Central American migrants gather in an area designated for them to set up their tents in Tijuana, Mexico, Nov. 21, 2018.

Mexico's incoming government denied a report Saturday that it planned to allow asylum seekers to wait in the country while their claims move through U.S. immigration courts, one of several options the Trump administration has been pursuing in negotiations for months.

"There is no agreement of any sort between the incoming Mexican government and the U.S. government,'' future Interior Minister Olga Sanchez said in a statement.

Hours earlier, The Washington Post quoted her as saying that the incoming administration of Andres Manuel Lopez Obrador had agreed to allow migrants to stay in Mexico as a "short-term solution'' while the U.S. considered their applications for asylum. Lopez Obrador will take office Dec. 1.

The statement shared with The Associated Press said the future government's principal concern related to the migrants was their well-being while in Mexico. Sanchez said the government did not plan for Mexico to become a "third safe country.''

The Post reported Saturday that the administration of U.S. President Donald Trump had won support from the Mexican president-elect's team for a plan dubbed "Remain in Mexico.''

Central American migrants arrive in a bus at a shelter for migrants in Tijuana, Mexico, Nov. 20, 2018.
Central American migrants arrive in a bus at a shelter for migrants in Tijuana, Mexico, Nov. 20, 2018.

The newspaper also quoted Sanchez as saying: "For now, we have agreed to this policy of Remain in Mexico.''

Sanchez did not explain in the statement why the Post had quoted her as saying there had been agreement.

The White House did not immediately respond to requests for comment.

U.S. officials have said for months that they were working with Mexico to find solutions for what they have called a border crisis.

Approximately 5,000 Central American migrants have arrived in recent days at Tijuana, just south of California, after making their way through Mexico via caravans.

Tijuana Mayor Juan Manuel Gastelum on Friday declared a humanitarian crisis in his border city, which is struggling to accommodate the influx.
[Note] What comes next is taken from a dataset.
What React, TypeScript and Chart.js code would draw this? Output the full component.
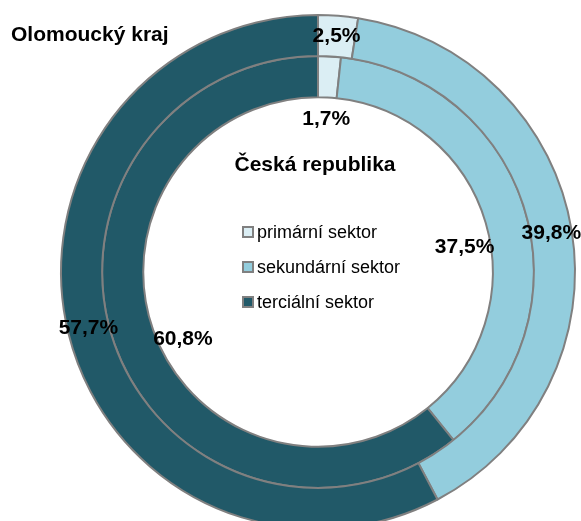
import React, { useEffect, useRef } from 'react';
import { Chart, registerables } from 'chart.js';

Chart.register(...registerables);

const categories = ['primární sektor', 'sekundární sektor', 'terciální sektor'];
const olomouckyKraj = [2.5, 39.8, 57.7];
const ceskaRepublika = [1.7, 37.5, 60.8];
const seriesNames = ['Olomoucký kraj', 'Česká republika'];
const sectorColors = ['#DBEEF4', '#93CDDD', '#215968'];

const FONT = '"Liberation Sans", Arial, sans-serif';

const fmt = (v: number) => v.toFixed(1).replace('.', ',') + '%';

const labelPlugin = {
  id: 'ringLabels',
  afterDatasetsDraw(chart: any, _args: any, opts: any) {
    const ctx = chart.ctx as CanvasRenderingContext2D;
    const nudges = opts.nudges || [];
    ctx.save();
    ctx.fillStyle = '#000';
    ctx.textAlign = 'center';
    ctx.textBaseline = 'middle';
    ctx.font = `bold 21px ${FONT}`;
    chart.data.datasets.forEach((ds: any, di: number) => {
      const meta = chart.getDatasetMeta(di);
      meta.data.forEach((arc: any, i: number) => {
        const p = arc.getProps(['x', 'y', 'startAngle', 'endAngle', 'innerRadius', 'outerRadius'], true);
        const mid = (p.startAngle + p.endAngle) / 2;
        const r = di === 0 ? (p.innerRadius + p.outerRadius) / 2 : p.innerRadius - 22;
        const n = (nudges[di] && nudges[di][i]) || { dx: 0, dy: 0 };
        const x = p.x + Math.cos(mid) * r + n.dx;
        const y = p.y + Math.sin(mid) * r + n.dy;
        ctx.fillText(fmt(ds.data[i]), x, y);
      });
    });

    // titles
    const m0 = chart.getDatasetMeta(0).data[0];
    const cx = m0.x;
    const cy = m0.y;
    ctx.textAlign = 'left';
    ctx.font = `bold 21px ${FONT}`;
    ctx.fillText(chart.data.datasets[0].label, 11, 35);
    ctx.textAlign = 'center';
    ctx.fillText(chart.data.datasets[1].label, cx - 3, cy - 107);

    // legend
    ctx.textAlign = 'left';
    ctx.font = `18px ${FONT}`;
    const lx = cx - 75;
    chart.data.labels.forEach((lab: string, i: number) => {
      const y = cy - 40 + i * 35;
      ctx.fillStyle = chart.data.datasets[0].backgroundColor[i];
      ctx.fillRect(lx, y - 5, 10, 10);
      ctx.strokeStyle = '#808080';
      ctx.lineWidth = 2;
      ctx.strokeRect(lx, y - 5, 10, 10);
      ctx.fillStyle = '#000';
      ctx.fillText(lab, lx + 14, y + 1);
    });
    ctx.restore();
  },
};

export default function App() {
  const ref = useRef<HTMLCanvasElement>(null);
  useEffect(() => {
    document.body.style.overflow = 'hidden';
    const chart = new Chart(ref.current!, {
      type: 'doughnut',
      data: {
        labels: categories,
        datasets: [
          {
            label: seriesNames[0],
            data: olomouckyKraj,
            backgroundColor: sectorColors,
            borderColor: '#808080',
            borderWidth: 2,
            clip: false,
          } as any,
          {
            label: seriesNames[1],
            data: ceskaRepublika,
            backgroundColor: sectorColors,
            borderColor: '#808080',
            borderWidth: 2,
            clip: false,
          } as any,
        ],
      },
      options: {
        responsive: false,
        animation: false,
        radius: 257,
        cutout: '68%',
        layout: { padding: { left: 55, right: 0, top: 0, bottom: 0 } },
        plugins: {
          legend: { display: false },
          tooltip: { enabled: false },
          ringLabels: {
            nudges: [
              [],
              [{ dx: 0, dy: 0 }, { dx: 0, dy: 18 }, { dx: 9, dy: 16 }],
            ],
          },
        } as any,
      } as any,
      plugins: [labelPlugin],
    });
    return () => chart.destroy();
  }, []);
  return (
    <div style={{ position: 'fixed', left: 0, top: 0, width: 581, height: 544 }}>
      <canvas ref={ref} width={581} height={544} style={{ display: 'block' }} />
    </div>
  );
}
Most of the migrants are camped inside a sports complex, where they face long wait times for food and bathrooms.

Julieta Vences, a congresswoman with Lopez Obrador's Morena party who is also president of Mexico's congressional migrant affairs commission, told the AP that incoming Foreign Minister Marcelo Ebrard had been discussing with U.S. officials how to handle a deluge of asylum claims at the border.

"They're going to have to open the borders [for the migrants] to put in the request,'' Vences said. "They will also give us dates, on what terms they will receive the [asylum] requests and in the case that they are not beneficiaries of this status, they will have to return here,'' Vences said.

She spoke to the AP after a visit to the crowded sports complex in Tijuana.